With the May 23 EU elections approaching, The Brexit Party is now offering voters of all stripes with a channel through which they will be able to express their discontent with the government and opposition before the month is out.

This risks casting the cross-party talks in Westminster in an illegitimate light and could yet force the governing Conservative Party into a leadership change and a pivot toward a so-called no deal Brexit.

However, it might take until after the May 23 EU poll for the market to seriously begin contemplating such an outcome, which could leave the Pound trapped in a kind of no man's land up until then.

"GBP/USD is continuing to fall towards the February low at 1.2772, a drop below which would put the October low at 1.2696 on the cards. Immediate downside pressure will be maintained while no rise above the 200 day moving average at 1.2957 is seen. Next up is the May 10 high at 1.3048," says Axel Rudolph, a technical analyst colleague of Leuchtmann's at Commerzbank.

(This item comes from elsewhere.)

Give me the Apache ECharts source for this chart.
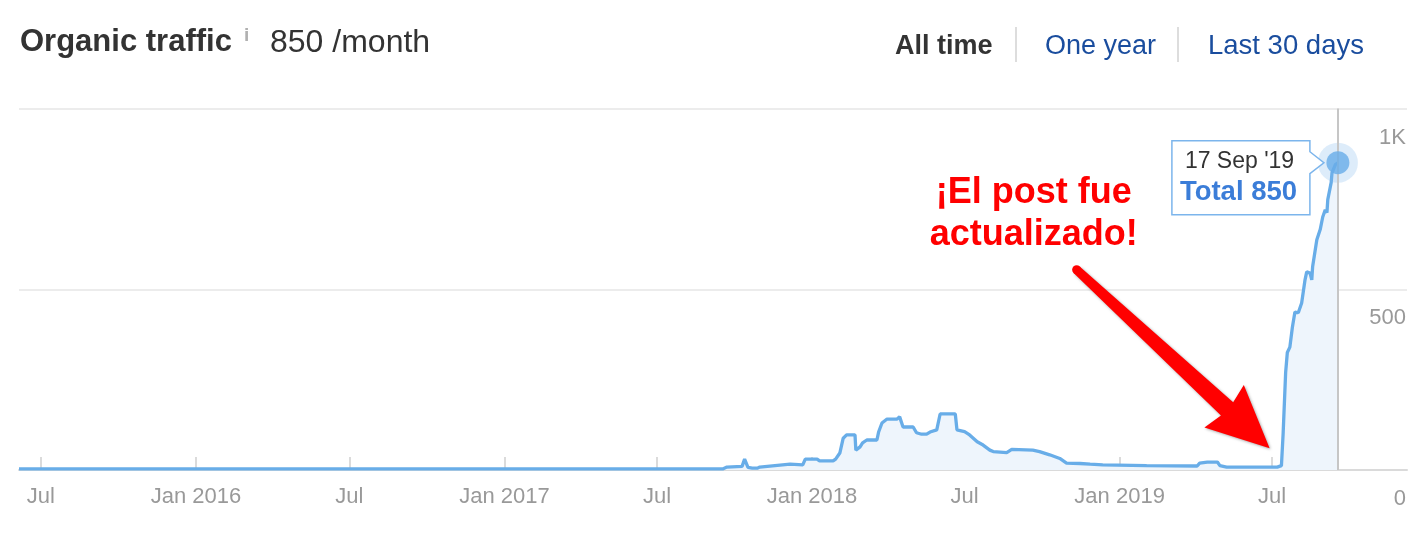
<!DOCTYPE html>
<html><head><meta charset="utf-8">
<script src="https://cdn.jsdelivr.net/npm/echarts@6/dist/echarts.min.js"></script>
<style>html,body{margin:0;padding:0;background:#fff}#c{width:1426px;height:534px}</style>
</head><body><div id="c"></div>
<script>
// ---- data ----
const trafficDates = [
  '2015-06-05','2017-09-17','2017-09-22','2017-10-10','2017-10-13','2017-10-17','2017-10-22','2017-10-28','2017-10-31',
  '2017-11-18','2017-12-06','2017-12-21','2017-12-24','2018-01-07','2018-01-10','2018-01-26','2018-01-29','2018-02-03',
  '2018-02-07','2018-02-11','2018-02-21','2018-02-22','2018-02-27','2018-03-02','2018-03-07','2018-03-19','2018-03-21',
  '2018-03-25','2018-03-31','2018-04-12','2018-04-15','2018-04-19','2018-05-01','2018-05-05','2018-05-11','2018-05-17',
  '2018-05-21','2018-05-29','2018-06-02','2018-06-20','2018-06-22','2018-07-01','2018-07-07','2018-07-16','2018-07-23',
  '2018-07-31','2018-08-04','2018-08-20','2018-08-26','2018-09-20','2018-09-28','2018-10-10','2018-10-22','2018-10-30',
  '2018-11-15','2018-11-27','2018-12-12','2019-02-02','2019-04-03','2019-04-06','2019-04-15','2019-04-27','2019-04-30',
  '2019-05-08','2019-07-07','2019-07-12','2019-07-14','2019-07-17','2019-07-19','2019-07-22','2019-07-25','2019-07-28',
  '2019-08-01','2019-08-05','2019-08-09','2019-08-11','2019-08-15','2019-08-17','2019-08-18','2019-08-23','2019-08-27',
  '2019-08-30','2019-09-02','2019-09-04','2019-09-05','2019-09-09','2019-09-10','2019-09-14','2019-09-17'
];
const trafficValues = [
  3,3,8,10,30,7,5,5,8,
  12,16,14,30,30,25,25,30,47,
  88,97,97,55,64,75,83,83,105,
  130,141,141,147,119,119,103,99,99,
  105,111,155,155,111,106,97,78,69,
  55,51,48,57,55,51,42,32,19,
  18,16,14,12,11,19,22,22,12,
  8,8,12,100,270,325,340,395,437,
  435,462,526,548,545,526,562,637,665,
  700,720,712,748,795,822,845,850
];
const xTickDates = ['2015-07-01','2016-01-01','2016-07-01','2017-01-01','2017-07-01','2018-01-01','2018-07-01','2019-01-01','2019-07-01'];
const xTickLabels = ['Jul','Jan 2016','Jul','Jan 2017','Jul','Jan 2018','Jul','Jan 2019','Jul'];
const yTickValues = [0, 500, 1000];
const yTickLabels = ['0', '500', '1K'];
const xRange = ['2015-06-05', '2019-12-08'];
const arrowTail = ['2018-11-11', 554];
const arrowTip = ['2019-06-28', 60];
const noteAnchor = ['2018-09-21', 709];

// ---- helpers ----
function t(s){ const p = s.split('-').map(Number); return Date.UTC(p[0], p[1]-1, p[2]); }
const xTickTs = xTickDates.map(t);
const seriesData = trafficDates.map((d, i) => [t(d), trafficValues[i]]);
const last = seriesData[seriesData.length - 1];
const MON = ['Jan','Feb','Mar','Apr','May','Jun','Jul','Aug','Sep','Oct','Nov','Dec'];
const LINE = '#68ade8';
const FONT = "'Liberation Sans', Arial, Helvetica, sans-serif";

const chart = echarts.init(document.getElementById('c'), null, {renderer: 'canvas'});
chart.setOption({
  animation: false,
  backgroundColor: '#fff',
  textStyle: {fontFamily: FONT},
  grid: {left: 19, right: 19, top: 108.5, bottom: 64, containLabel: false},
  xAxis: {
    type: 'value',
    min: t(xRange[0]), max: t(xRange[1]),
    axisLine: {show: true, onZero: false, lineStyle: {color: '#dadada', width: 2}},
    axisTick: {show: true, inside: true, length: 13, lineStyle: {color: '#cfcfcf', width: 1.5}, customValues: xTickTs},
    axisLabel: {
      customValues: xTickTs, color: '#999', fontSize: 22, margin: 16, fontFamily: FONT,
      showMinLabel: true, showMaxLabel: true,
      formatter: v => { const i = xTickTs.indexOf(v); return i >= 0 ? xTickLabels[i] : ''; }
    },
    splitLine: {show: false}
  },
  yAxis: {
    type: 'value', position: 'right', min: 0, max: 1000, interval: 500,
    axisLine: {show: false}, axisTick: {show: false},
    splitLine: {lineStyle: {color: '#e6e6e6', width: 1.5}},
    axisLabel: {
      inside: true, margin: 1, color: '#999', fontSize: 22, fontFamily: FONT,
      verticalAlign: 'top', padding: [18, 0, 0, 0],
      formatter: v => { const i = yTickValues.indexOf(v); return i >= 0 ? yTickLabels[i] : ''; }
    }
  },
  series: [
    {
      type: 'line', data: seriesData, showSymbol: false, symbol: 'none',
      lineStyle: {color: LINE, width: 3.3},
      areaStyle: {color: '#eef5fc', opacity: 1},
      z: 3,
      markLine: {
        silent: true, symbol: 'none', label: {show: false},
        lineStyle: {color: '#c6c6c6', width: 2, type: 'solid'},
        data: [{xAxis: last[0]}]
      }
    },
    {type: 'scatter', data: [last], symbolSize: 40, itemStyle: {color: 'rgba(124,181,236,0.33)'}, z: 4, silent: true},
    {type: 'scatter', data: [last], symbolSize: 23, itemStyle: {color: LINE}, z: 5, silent: true}
  ]
});

// ---- annotations ----
const P = chart.convertToPixel({gridIndex: 0}, last);
const px = P[0], py = P[1];
const d = new Date(last[0]);
const dateText = d.getUTCDate() + ' ' + MON[d.getUTCMonth()] + " '" + String(d.getUTCFullYear()).slice(2);
const L = px - 166, R = px - 28, T = py - 22, B = py + 52;

const tail = chart.convertToPixel({gridIndex: 0}, [t(arrowTail[0]), arrowTail[1]]);
const tip = chart.convertToPixel({gridIndex: 0}, [t(arrowTip[0]), arrowTip[1]]);
const dx = tip[0] - tail[0], dy = tip[1] - tail[1], len = Math.hypot(dx, dy);
const ux = dx / len, uy = dy / len, nx = -uy, ny = ux;
function pt(a, b){ return [tail[0] + ux * a + nx * b, tail[1] + uy * a + ny * b]; }
const headLen = 58, headHalf = 29, shaftHead = 9, shaftTail = 4.5;
const arrowPts = [
  pt(0, -shaftTail), pt(len - headLen, -shaftHead), pt(len - headLen - 4, -headHalf), pt(len, 0),
  pt(len - headLen - 4, headHalf), pt(len - headLen, shaftHead), pt(0, shaftTail)
];
const note = chart.convertToPixel({gridIndex: 0}, [t(noteAnchor[0]), noteAnchor[1]]);

chart.setOption({
  graphic: [
    {type: 'text', x: 20, y: 42.5, style: {text: 'Organic traffic', font: "bold 31px " + FONT, fill: '#333', verticalAlign: 'middle'}},
    {type: 'text', x: 244, y: 36, style: {text: 'i', font: "bold 19px " + FONT, fill: '#b0b0b0', verticalAlign: 'middle'}},
    {type: 'text', x: 270, y: 43, style: {text: '850 /month', font: "32px " + FONT, fill: '#333', verticalAlign: 'middle'}},
    {type: 'text', x: 895, y: 46.5, style: {text: 'All time', font: "bold 27px " + FONT, fill: '#333', verticalAlign: 'middle'}},
    {type: 'line', shape: {x1: 1016, y1: 27, x2: 1016, y2: 62}, style: {stroke: '#dddddd', lineWidth: 2}},
    {type: 'text', x: 1045, y: 46.5, style: {text: 'One year', font: "27px " + FONT, fill: '#1a4d9e', verticalAlign: 'middle'}},
    {type: 'line', shape: {x1: 1178, y1: 27, x2: 1178, y2: 62}, style: {stroke: '#dddddd', lineWidth: 2}},
    {type: 'text', x: 1208, y: 46.5, style: {text: 'Last 30 days', font: "27.5px " + FONT, fill: '#1a4d9e', verticalAlign: 'middle'}},
    {type: 'text', x: note[0], y: note[1], z: 20, style: {text: '¡El post fue\nactualizado!', font: "bold 36px " + FONT, fill: '#ff0000', align: 'center', verticalAlign: 'middle', lineHeight: 42}},
    {type: 'polygon', z: 20, shape: {points: arrowPts}, style: {fill: '#ff0000', shadowBlur: 3, shadowColor: 'rgba(0,0,0,0.35)', shadowOffsetX: 1, shadowOffsetY: 1}},
    {type: 'circle', z: 20, shape: {cx: tail[0], cy: tail[1], r: shaftTail}, style: {fill: '#ff0000'}},
    {type: 'polygon', z: 15, shape: {points: [[L, T], [R, T], [R, py - 11], [px - 14, py], [R, py + 11], [R, B], [L, B]]},
      style: {fill: 'rgba(255,255,255,0.92)', stroke: '#7cb5ec', lineWidth: 1.5}},
    {type: 'text', z: 16, x: L + 13, y: py - 1, style: {text: dateText, font: "23px " + FONT, fill: '#333', verticalAlign: 'middle'}},
    {type: 'text', z: 16, x: L + 8, y: py + 30, style: {text: 'Total ' + last[1], font: "bold 27.5px " + FONT, fill: '#3b7dd8', verticalAlign: 'middle'}}
  ]
});
</script>
</body></html>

The ongoing Pound-to-Dollar rate decline comes despite an increasingly negative outlook for the greenback, with the U.S. currency currently being propped up by elevated investor concerns about the outlook for global growth in the face of President Donald Trump's second major offensive in the so-called trade war with China.

Above: Pound-to-Dollar rate shown at weekly intervals.

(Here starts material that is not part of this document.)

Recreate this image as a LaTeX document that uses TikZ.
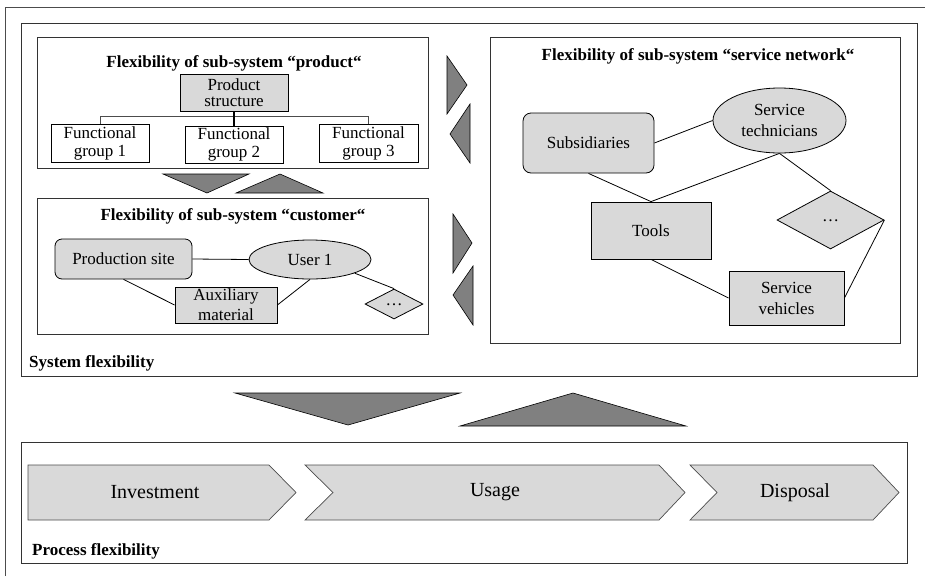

The White House has lifted from 10% to 25% the tariff levied on around $200 bn of annual imports from China and set the ball rolling on a process that could see a 25% tariff imposed on China's remaining $300 bn of exports to the U.S.

China has since retaliated by lifting to 25% the tariff levied from around $60 bn of annual imports from the U.S., and rhetoric from both the U.S. and Chinese governments toward one another is turning increasingly hostile, stoking fears of a protracted trade conflict.

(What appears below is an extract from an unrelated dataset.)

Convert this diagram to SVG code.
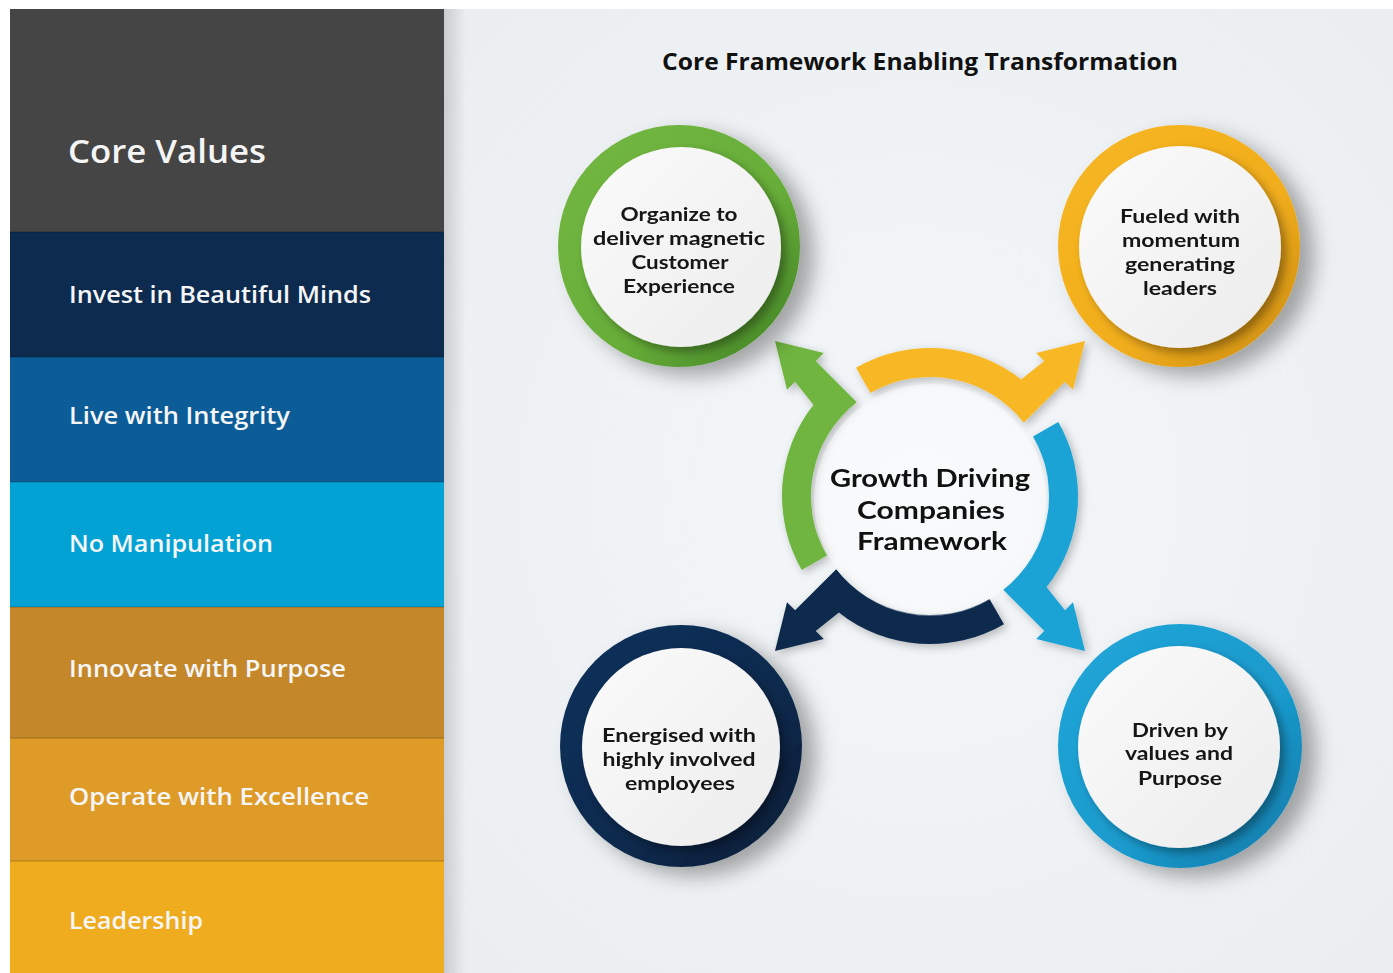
<svg xmlns="http://www.w3.org/2000/svg" width="1393" height="973" viewBox="0 0 1393 973">
<defs>
<style>
.lt{font-family:"Open Sans","Liberation Sans",sans-serif;font-weight:600;fill:#f5f5f5;font-size:24px}
.hd{font-size:32px}
.ct{font-family:Lato,"Open Sans","Liberation Sans",sans-serif;font-weight:700;fill:#161616;font-size:19.5px;text-anchor:middle}
.cc{font-family:Lato,"Open Sans","Liberation Sans",sans-serif;font-weight:700;fill:#111;font-size:25px;text-anchor:middle}
.ttl{font-family:"Open Sans","Liberation Sans",sans-serif;font-weight:700;fill:#111;font-size:23px}
.disc{fill:url(#discG);filter:url(#discSh)}
</style>
<radialGradient id="bgG" cx="0.5" cy="0.5" r="0.75">
<stop offset="0" stop-color="#f4f7f9"/>
<stop offset="1" stop-color="#eaedf0"/>
</radialGradient>
<linearGradient id="edgeSh" x1="0" y1="0" x2="1" y2="0">
<stop offset="0" stop-color="#000" stop-opacity="0.14"/>
<stop offset="1" stop-color="#000" stop-opacity="0"/>
</linearGradient>
<linearGradient id="discG" x1="0" y1="0" x2="1" y2="1">
<stop offset="0" stop-color="#fbfbfb"/>
<stop offset="1" stop-color="#ececec"/>
</linearGradient>
<linearGradient id="gGreen" x1="0" y1="0" x2="1" y2="1">
<stop offset="0" stop-color="#74b843"/>
<stop offset="0.6" stop-color="#66ad38"/>
<stop offset="1" stop-color="#3f7f24"/>
</linearGradient>
<linearGradient id="gYellow" x1="0" y1="0" x2="1" y2="1">
<stop offset="0" stop-color="#f7b722"/>
<stop offset="0.6" stop-color="#f1ad1c"/>
<stop offset="1" stop-color="#c98a12"/>
</linearGradient>
<linearGradient id="gNavy" x1="0" y1="0" x2="1" y2="1">
<stop offset="0" stop-color="#11305a"/>
<stop offset="0.6" stop-color="#0c2a4d"/>
<stop offset="1" stop-color="#061a33"/>
</linearGradient>
<linearGradient id="gBlue" x1="0" y1="0" x2="1" y2="1">
<stop offset="0" stop-color="#22a6d8"/>
<stop offset="0.6" stop-color="#1a9acd"/>
<stop offset="1" stop-color="#0f78a6"/>
</linearGradient>
<filter id="ringSh" x="-30%" y="-30%" width="170%" height="170%">
<feDropShadow dx="14" dy="9" stdDeviation="10" flood-color="#000" flood-opacity="0.33"/>
</filter>
<filter id="discSh" x="-20%" y="-20%" width="150%" height="150%">
<feDropShadow dx="5" dy="5" stdDeviation="5" flood-color="#000" flood-opacity="0.35"/>
</filter>
<filter id="arrSh" x="-30%" y="-30%" width="170%" height="170%">
<feDropShadow dx="3" dy="3" stdDeviation="4" flood-color="#000" flood-opacity="0.25"/>
</filter>
<path id="arrow" d="M-74,-128.2 A148,148 0 0 1 91.1,-116.6 L114.3,-134.9 L106.2,-143 L155,-155 L143,-106.2 L134.9,-114.3 L93.8,-73.3 A119,119 0 0 0 -59.5,-103.1 Z"/>
</defs>

<rect x="0" y="0" width="1393" height="973" fill="#ffffff"/>
<rect x="444" y="9" width="949" height="964" fill="url(#bgG)"/>
<rect x="444" y="9" width="22" height="964" fill="url(#edgeSh)"/>

<g id="core-values-panel">
<g id="band-core-values"><rect x="10" y="9" width="434" height="223" fill="#454545"/><text class="lt hd" x="68" y="163" textLength="198" lengthAdjust="spacingAndGlyphs">Core Values</text></g>
<g id="band-invest"><rect x="10" y="232" width="434" height="125" fill="#0c2b4f"/><text class="lt" x="69" y="303" textLength="302" lengthAdjust="spacingAndGlyphs">Invest in Beautiful Minds</text></g>
<g id="band-integrity"><rect x="10" y="357" width="434" height="125" fill="#0b5c97"/><text class="lt" x="69" y="424" textLength="221" lengthAdjust="spacingAndGlyphs">Live with Integrity</text></g>
<g id="band-manipulation"><rect x="10" y="482" width="434" height="125" fill="#03a2d4"/><text class="lt" x="69" y="552" textLength="204" lengthAdjust="spacingAndGlyphs">No Manipulation</text></g>
<g id="band-innovate"><rect x="10" y="607" width="434" height="131" fill="#c4882b"/><text class="lt" x="69" y="677" textLength="277" lengthAdjust="spacingAndGlyphs">Innovate with Purpose</text></g>
<g id="band-operate"><rect x="10" y="738" width="434" height="123" fill="#de9b27"/><text class="lt" x="69" y="805" textLength="300" lengthAdjust="spacingAndGlyphs">Operate with Excellence</text></g>
<g id="band-leadership"><rect x="10" y="861" width="434" height="112" fill="#efac1f"/><text class="lt" x="69" y="929" textLength="134" lengthAdjust="spacingAndGlyphs">Leadership</text></g>
<rect x="10" y="231" width="434" height="2" fill="#000" opacity="0.15"/>
<rect x="10" y="356" width="434" height="2" fill="#000" opacity="0.15"/>
<rect x="10" y="481" width="434" height="2" fill="#000" opacity="0.12"/>
<rect x="10" y="606" width="434" height="2" fill="#000" opacity="0.12"/>
<rect x="10" y="737" width="434" height="2" fill="#000" opacity="0.12"/>
<rect x="10" y="860" width="434" height="2" fill="#000" opacity="0.12"/>
</g>

<g id="title"><text class="ttl" x="662" y="70" textLength="516" lengthAdjust="spacingAndGlyphs">Core Framework Enabling Transformation</text></g>

<g id="connectors" filter="url(#arrSh)">
<use href="#arrow" transform="translate(930,496)" fill="#f8b828"/>
<use href="#arrow" transform="translate(930,496) rotate(90)" fill="#1ea3d6"/>
<use href="#arrow" transform="translate(930,496) rotate(180)" fill="#0e2b4e"/>
<use href="#arrow" transform="translate(930,496) rotate(-90)" fill="#6fb540"/>
</g>

<g id="center-node">
<circle cx="930" cy="500" r="116" fill="#ffffff" opacity="0.35"/>
<text class="cc" x="930" y="487" textLength="200" lengthAdjust="spacingAndGlyphs">Growth Driving</text>
<text class="cc" x="931" y="519" textLength="148" lengthAdjust="spacingAndGlyphs">Companies</text>
<text class="cc" x="932" y="550" textLength="150" lengthAdjust="spacingAndGlyphs">Framework</text>
</g>

<g id="node-customer-experience">
<circle cx="679" cy="246" r="121" fill="url(#gGreen)" filter="url(#ringSh)"/>
<circle cx="681" cy="247" r="100" class="disc"/>
<text class="ct" x="679" y="221" textLength="117" lengthAdjust="spacingAndGlyphs">Organize to</text>
<text class="ct" x="679" y="245" textLength="172" lengthAdjust="spacingAndGlyphs">deliver magnetic</text>
<text class="ct" x="680" y="269" textLength="97" lengthAdjust="spacingAndGlyphs">Customer</text>
<text class="ct" x="679" y="293" textLength="112" lengthAdjust="spacingAndGlyphs">Experience</text>
</g>

<g id="node-leaders">
<circle cx="1179" cy="246" r="121" fill="url(#gYellow)" filter="url(#ringSh)"/>
<circle cx="1180" cy="247" r="101" class="disc"/>
<text class="ct" x="1180" y="223" textLength="120" lengthAdjust="spacingAndGlyphs">Fueled with</text>
<text class="ct" x="1181" y="247" textLength="118" lengthAdjust="spacingAndGlyphs">momentum</text>
<text class="ct" x="1180" y="271" textLength="110" lengthAdjust="spacingAndGlyphs">generating</text>
<text class="ct" x="1180" y="295" textLength="74" lengthAdjust="spacingAndGlyphs">leaders</text>
</g>

<g id="node-employees">
<circle cx="681" cy="746" r="121" fill="url(#gNavy)" filter="url(#ringSh)"/>
<circle cx="681" cy="747" r="99" class="disc"/>
<text class="ct" x="679" y="742" textLength="154" lengthAdjust="spacingAndGlyphs">Energised with</text>
<text class="ct" x="679" y="766" textLength="153" lengthAdjust="spacingAndGlyphs">highly involved</text>
<text class="ct" x="680" y="790" textLength="110" lengthAdjust="spacingAndGlyphs">employees</text>
</g>

<g id="node-values-purpose">
<circle cx="1180" cy="746" r="122" fill="url(#gBlue)" filter="url(#ringSh)"/>
<circle cx="1179" cy="747" r="101" class="disc"/>
<text class="ct" x="1180" y="737" textLength="96" lengthAdjust="spacingAndGlyphs">Driven by</text>
<text class="ct" x="1179" y="760" textLength="108" lengthAdjust="spacingAndGlyphs">values and</text>
<text class="ct" x="1180" y="785" textLength="84" lengthAdjust="spacingAndGlyphs">Purpose</text>
</g>
</svg>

This escalation in the trade conflict comes amid speculation that Iranian military forces could be preparing to attack their U.S. counterparts in Iraq. There are now mounting concerns within the analyst community about a possible conflict that destabilises global markets.

"Something is going on in the Middle East that is not at all well-defined," says Barbara Rockefeller at RTS Forex. "In Saudi Arabia, two oil tankers were sabotaged and the next day, a drone attacked two pump stations. No one has claimed credit but the US ordered all nonemergency staff to leave Iraq immediately. In response to a meeting at which the Dept of Defense presented a plan that includes the US was sending 120,000 troops to the areas, Trump said if he wanted to start a war, he would send a lot more than 120,000. What? Then Iran’s foreign minister said “radical individuals” (presumably Walrus Mustache Bolton) are trying to start a war."

Above: Societe General graph showing U.S. industrial capacity utilisation trend-correlation with GDP. 

"Even though it seems clear Trump doesn’t want war with Iran, such an outcome can still occur by accident," says Michael Every, a strategist at Rabobank. "The fat tail risk is of an Iranian/proxy attack triggering a US response and escalating tit-for-tat until we stumble into something far, far worse."

Exactly where the safe-haven U.S. currency would be trading without all of this geopolitical risk to prop it up is still an open question, because many analysts say the fundamental outlook is deteriorating rapidly.

Retail sales and industrial production figures for April surprised on the downside on Tuesday, leading financial markets to bet more heavily that the Federal Reserve might feel compelled to cut its interest rate before the year is out.

"Softish US April retail sales yesterday seemed to support the narrative that the US is talking itself into recession with 10 year US Treasury yields now back on the lows for the year at 2.35%. Important for the dollar here will be the Fed reaction. Does the Fed start to acknowledge market calls for a rate cut, where the Dec Fed 19 Fund futures now prices 32bp of easing?," says Chris Turner, head of FX strategy at ING Group.